MOLEIRINHA
(Do livro de leitura da 4ª classe de 1951)
Pela estrada plana, toc, toc, toc,
Guia o jumentinho uma velhinha errante
Como vão ligeiros, ambos a reboque,
Antes que anoiteça, toc, toc, toc
A velhinha atrás, o jumentinho adiante!...
Toc, toc, a velha vai para o moinho,
Tem oitenta anos, bem bonito rol!...
E contudo alegre como um passarinho,
Toc, toc, e fresca como o branco linho,
De manhã nas relvas a corar ao sol.
Vai sem cabeçada, em liberdade franca,
O jerico ruço duma linda cor;
........
Quem nunca ouviu este lindo poema de Guerra Junqueiro que fazia parte dos antigos compêndios de leitura da quarta classe?

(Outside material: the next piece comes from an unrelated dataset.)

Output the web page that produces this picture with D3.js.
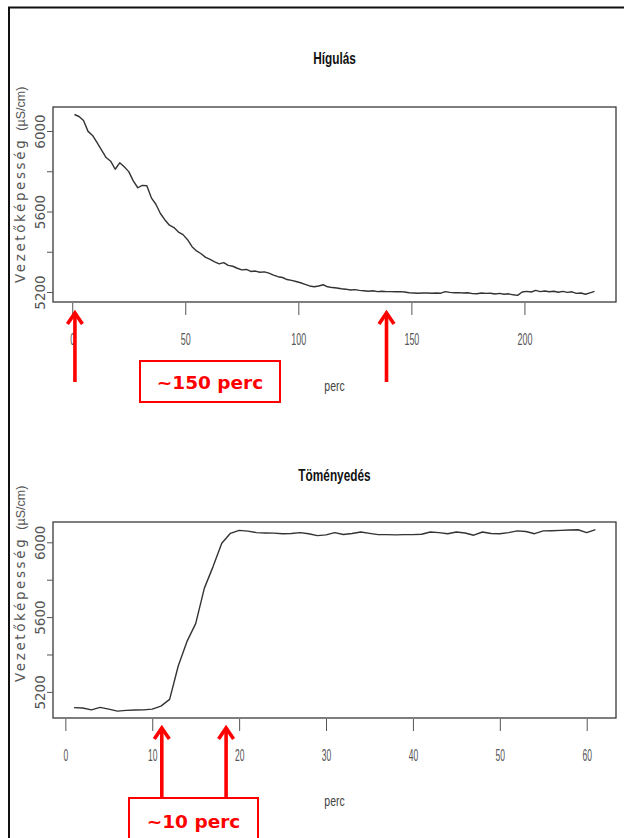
<!DOCTYPE html>
<html>
<head>
<meta charset="utf-8">
<script src="https://cdn.jsdelivr.net/npm/d3@7"></script>
<style>
  html, body { margin: 0; padding: 0; background: #fff; }
  svg { display: block; }
</style>
</head>
<body>
<svg id="chart" width="624" height="838"></svg>
<script>
// Hígulás: conductivity (µS/cm) sampled every two minutes
const dilutionMinutes = [
  1, 3, 5, 7, 9, 11, 13, 15, 17, 19, 21, 23, 25, 27, 29, 31, 33, 35, 37, 39,
  41, 43, 45, 47, 49, 51, 53, 55, 57, 59, 61, 63, 65, 67, 69, 71, 73, 75, 77, 79,
  81, 83, 85, 87, 89, 91, 93, 95, 97, 99, 101, 103, 105, 107, 109, 111, 113, 115, 117, 119,
  121, 123, 125, 127, 129, 131, 133, 135, 137, 139, 141, 143, 145, 147, 149, 151, 153, 155, 157, 159,
  161, 163, 165, 167, 169, 171, 173, 175, 177, 179, 181, 183, 185, 187, 189, 191, 193, 195, 197, 199,
  201, 203, 205, 207, 209, 211, 213, 215, 217, 219, 221, 223, 225, 227, 229, 231
];
const dilutionValues = [
  6082, 6072, 6052, 5998, 5978, 5942, 5905, 5868, 5850, 5810, 5842, 5822, 5798, 5752, 5718, 5730, 5728, 5668, 5636, 5590,
  5558, 5532, 5520, 5498, 5485, 5460, 5425, 5404, 5390, 5372, 5362, 5350, 5340, 5346, 5332, 5328, 5318, 5310, 5312, 5302,
  5304, 5298, 5300, 5294, 5284, 5276, 5272, 5262, 5258, 5252, 5246, 5238, 5230, 5226, 5230, 5236, 5226, 5222, 5220, 5216,
  5214, 5210, 5212, 5208, 5206, 5204, 5206, 5202, 5204, 5202, 5202, 5201, 5202, 5200, 5196, 5195, 5194, 5195, 5195, 5194,
  5195, 5194, 5202, 5198, 5196, 5197, 5195, 5196, 5192, 5191, 5195, 5193, 5194, 5190, 5193, 5189, 5191, 5186, 5183, 5200,
  5203, 5200, 5208, 5202, 5205, 5201, 5204, 5199, 5203, 5198, 5201, 5193, 5195, 5189, 5196, 5203
];

// Töményedés: conductivity (µS/cm) sampled every minute
const concMinutes = [
  1, 2, 3, 4, 5, 6, 7, 8, 9, 10, 11, 12, 13, 14, 15, 16, 17, 18, 19, 20,
  21, 22, 23, 24, 25, 26, 27, 28, 29, 30, 31, 32, 33, 34, 35, 36, 37, 38, 39, 40,
  41, 42, 43, 44, 45, 46, 47, 48, 49, 50, 51, 52, 53, 54, 55, 56, 57, 58, 59, 60, 61
];
const concValues = [
  5116, 5114, 5104, 5117, 5108, 5097, 5101, 5103, 5104, 5108, 5124, 5160, 5340, 5470, 5565, 5755, 5870, 5995, 6048, 6064,
  6060, 6052, 6050, 6049, 6046, 6047, 6052, 6046, 6036, 6040, 6052, 6042, 6047, 6055, 6048, 6041, 6041, 6040, 6041, 6041,
  6043, 6055, 6052, 6046, 6055, 6050, 6038, 6055, 6047, 6046, 6052, 6061, 6058, 6046, 6061, 6062, 6064, 6066, 6067, 6052, 6068
];

// Axis ticks
const yTicks = [5200, 5400, 5600, 5800, 6000];
const yTickLabels = [5200, 5600, 6000];
const dilutionXTicks = [0, 50, 100, 150, 200];
const concXTicks = [0, 10, 20, 30, 40, 50, 60];

// Texts
const titles = ["Hígulás", "Töményedés"];
const xLabel = "perc";
const yLabelMain = "Vezetőképesség";
const yLabelUnit = "(µS/cm)";

// Red call-outs: arrow positions (minutes) and boxed notes
const dilutionArrows = [1.2, 139];
const concArrows = [11.1, 18.5];
const notes = ["~150 perc", "~10 perc"];

const svg = d3.select("#chart");

// outer frame (left and top edges)
svg.append("path")
  .attr("d", "M9,838 L9,7.5 L624,7.5")
  .attr("fill", "none")
  .attr("stroke", "#111")
  .attr("stroke-width", 2);

function drawPanel(cfg) {
  const g = svg.append("g");
  const x = d3.scaleLinear().domain(cfg.xDomain).range([53, 616]);
  const y = d3.scaleLinear().domain(cfg.yDomain).range([cfg.bottom, cfg.top]);

  // plot box
  g.append("rect")
    .attr("x", 53).attr("y", cfg.top)
    .attr("width", 616 - 53).attr("height", cfg.bottom - cfg.top)
    .attr("fill", "none").attr("stroke", "#3a3a3a").attr("stroke-width", 1.3);

  // series line
  const pts = cfg.xs.map((t, i) => [t, cfg.vs[i]]);
  g.append("path")
    .datum(pts)
    .attr("fill", "none")
    .attr("stroke", "#333")
    .attr("stroke-width", 1.4)
    .attr("stroke-linejoin", "round")
    .attr("d", d3.line().x(d => x(d[0])).y(d => y(d[1])));

  // y axis
  const ya = g.append("g")
    .attr("transform", "translate(53,0)")
    .call(d3.axisLeft(y).tickValues(yTicks).tickSize(6)
      .tickFormat(d => yTickLabels.includes(d) ? String(d) : ""));
  ya.select(".domain").remove();
  ya.selectAll(".tick line").attr("stroke", "#555");
  ya.selectAll(".tick text")
    .attr("x", null).attr("dy", null)
    .attr("transform", "translate(-8,0) rotate(-90)")
    .attr("text-anchor", "middle")
    .attr("fill", "#555")
    .style("font-family", "'DejaVu Sans', Verdana, sans-serif")
    .style("font-size", "13.5px");

  // x axis
  const xa = g.append("g")
    .attr("transform", `translate(0,${cfg.bottom + 1})`)
    .call(d3.axisBottom(x).tickValues(cfg.xTicks).tickSize(12));
  xa.select(".domain").remove();
  xa.selectAll(".tick line").attr("stroke", "#555");
  xa.selectAll(".tick text")
    .attr("y", cfg.xLabelY).attr("dy", null)
    .attr("transform", `scale(${cfg.xLabelScale},1)`)
    .attr("fill", "#555")
    .style("font-family", "'Liberation Sans', Arial, sans-serif")
    .style("font-size", cfg.xLabelSize + "px");

  // title
  g.append("text")
    .attr("transform", `translate(334.5,${cfg.titleY}) scale(0.74,1)`)
    .attr("text-anchor", "middle")
    .attr("fill", "#111")
    .style("font-family", "'Liberation Sans', Arial, sans-serif")
    .style("font-weight", "bold")
    .style("font-size", "16px")
    .text(cfg.title);

  // x label
  g.append("text")
    .attr("transform", `translate(334.5,${cfg.xTitleY}) scale(0.7,1)`)
    .attr("text-anchor", "middle")
    .attr("fill", "#444")
    .style("font-family", "'Liberation Sans', Arial, sans-serif")
    .style("font-size", "15px")
    .text(xLabel);

  // y label
  const yl = g.append("text")
    .attr("transform", `translate(25,${cfg.yTitleStart}) rotate(-90)`)
    .attr("fill", "#555");
  yl.append("tspan")
    .style("font-family", "'DejaVu Sans', Verdana, sans-serif")
    .style("font-size", "13.5px")
    .style("letter-spacing", "2.6px")
    .text(yLabelMain);
  yl.append("tspan")
    .attr("dx", 7)
    .style("font-family", "'Liberation Sans', Arial, sans-serif")
    .style("font-size", "12.5px")
    .text(yLabelUnit);

  // red arrows
  cfg.arrows.forEach(m => {
    const ax = x(m);
    g.append("path")
      .attr("d", `M${ax},${cfg.arrowEnd} L${ax},${cfg.arrowTip + 2}`)
      .attr("stroke", "#ff0000").attr("stroke-width", 3.6).attr("fill", "none");
    g.append("path")
      .attr("d", `M${ax - 7.5},${cfg.arrowTip + 12} L${ax},${cfg.arrowTip + 1} L${ax + 7.5},${cfg.arrowTip + 12}`)
      .attr("stroke", "#ff0000").attr("stroke-width", 3.6).attr("fill", "none")
      .attr("stroke-linejoin", "miter");
  });

  // boxed note
  const nb = cfg.noteBox;
  g.append("rect")
    .attr("x", nb[0]).attr("y", nb[1]).attr("width", nb[2]).attr("height", nb[3])
    .attr("fill", "#fff").attr("stroke", "#ff0000").attr("stroke-width", 2);
  g.append("text")
    .attr("x", nb[0] + nb[2] / 2).attr("y", cfg.noteY)
    .attr("text-anchor", "middle")
    .attr("fill", "#ff0000")
    .style("font-family", "'DejaVu Sans', Verdana, sans-serif")
    .style("font-weight", "bold")
    .style("font-size", "18.5px")
    .text(cfg.note);
}

drawPanel({
  xs: dilutionMinutes, vs: dilutionValues,
  xDomain: [-8.5, 240.5], yDomain: [5150.3, 6119.2],
  top: 107, bottom: 302,
  xTicks: dilutionXTicks, xLabelY: 42, xLabelScale: 0.56, xLabelSize: 16,
  title: titles[0], titleY: 64, xTitleY: 391, yTitleStart: 283,
  arrows: dilutionArrows, arrowTip: 312, arrowEnd: 382,
  noteBox: [140, 361, 140, 41], noteY: 389, note: notes[0]
});

drawPanel({
  xs: concMinutes, vs: concValues,
  xDomain: [-1.42, 63.37], yDomain: [5060.4, 6108.6],
  top: 522, bottom: 718,
  xTicks: concXTicks, xLabelY: 42, xLabelScale: 0.5, xLabelSize: 17,
  title: titles[1], titleY: 481, xTitleY: 806, yTitleStart: 682,
  arrows: concArrows, arrowTip: 727, arrowEnd: 798,
  noteBox: [129, 798, 129, 60], noteY: 828, note: notes[1]
});
</script>
</body>
</html>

Ao longo da história, Portugal foi palco de uma riqueza de profissões que, com a evolução da sociedade e das suas necessidades, desapareceram gradualmente.
Entre elas, destaca-se a figura do moleiro, da moleira, imortalizada por Guerra Junqueiro, que representa não apenas uma atividade artesanal, mas também um profundo vínculo com as tradições rurais. Hoje, ao prestarmos homenagem a estas profissões que já não existem, refletimos sobre a importância de preservar a memória dos saberes e dos ofícios que um dia foram essenciais à vida das comunidades, mantendo viva a nossa identidade cultural e a importância de ter naquela altura o pão na mesa depois de transformado o milho, trigo e centeio em farinha.
Hoje vou contar-vos a história de duas moleirinhas que vinham de Cernache com o seu jumento, recolher o milho para moer nos moinhos ali existentes , trazendo de volta a farinha para fazer o pão e o farelo para os porcos comerem.
Era uma vez, nas memórias da minha infância, duas irmãs moleirinhas chamadas Nazaré e Maria. Todos os dias, conduziam a sua velha carroça, carregada de sacos de farinha, onde o chiar das rodas na velha estrada de Lisboa anunciava a sua chegada. Eu, era muito criança e no caminho de retorno a casa vinda da escola, tinha a sorte de por vezes receber boleia em cima da carroça e dos sacos da farinha. Sentia o vento fresco no meu rosto e respirava o aroma da vida simples e honesta.
Aquelas viagens eram momentos mágicos, cheias de risos e histórias contadas entre os solavancos e o chiar desengonçado da carroça. Ti Nazaré e Ti Maria como eram chamadas, não eram apenas irmãs, eram cúmplices e trabalhadoras incansáveis. Cada uma contribuindo com a sua força para um ofício que era tanto uma tradição como uma forma de vida.
Mas um dia, como na vida, mistura-se o infortúnio com a alegria. O burrito já cansado, exausto e velho, havia suportado por tanto tempo o peso das viagens entre Cernache e Coimbra que sucumbiu ao cansaço e caiu mesmo em frente à nossa casa. Num instante, a carga virou-se, os sacos de farinha espalharam - se pelo chão, e as duas irmãs foram projetadas para a valeta, apanhadas pela surpresa e pelo susto. No meio do tumulto, o desespero transformou-se em preocupação ao ouvir se um grito ecoar no ar:
-Mana, estás morta?
A resposta, carregada de alívio, chegou quase que instantaneamente: - Não e tu?
- Eu também não !
Olhando a imagem da Rainha Santa Isabel que ainda hoje existe na velha casa em ruínas, agradeceram o milagre de estarem vivas.
O som das suas vozes trouxe um sentimento profundo de união e resiliência, mostrando que, apesar das adversidades, à força do amor fraternal nada se opõe.
Toda a gente veio ajudar, dando água e descanso ao burro, prestando ajuda nos ferimentos ligeiros e na carga. Lá continuaram viagem.
Durante alguns anos ainda se ouviu o chiar das rodas, mas depois, nem burro nem moleirinhas.
Esta história, humilde e sincera, é uma homenagem à força destas mulheres e homens que, com coragem e determinação, enfrentaram os desafios do dia a dia. É um tributo não só ao seu trabalho incansável, mas também à beleza dos laços que se formavam. Hoje os moinhos ainda existentes e recuperados em Portugal, são voltados para o turismo. Eu continuo a viver no mesmo local, mas já não ouço o toc, toc das irmãs moleirinhas e do burrito cansado.
Mas ainda faço a broa no velho forno da quinta.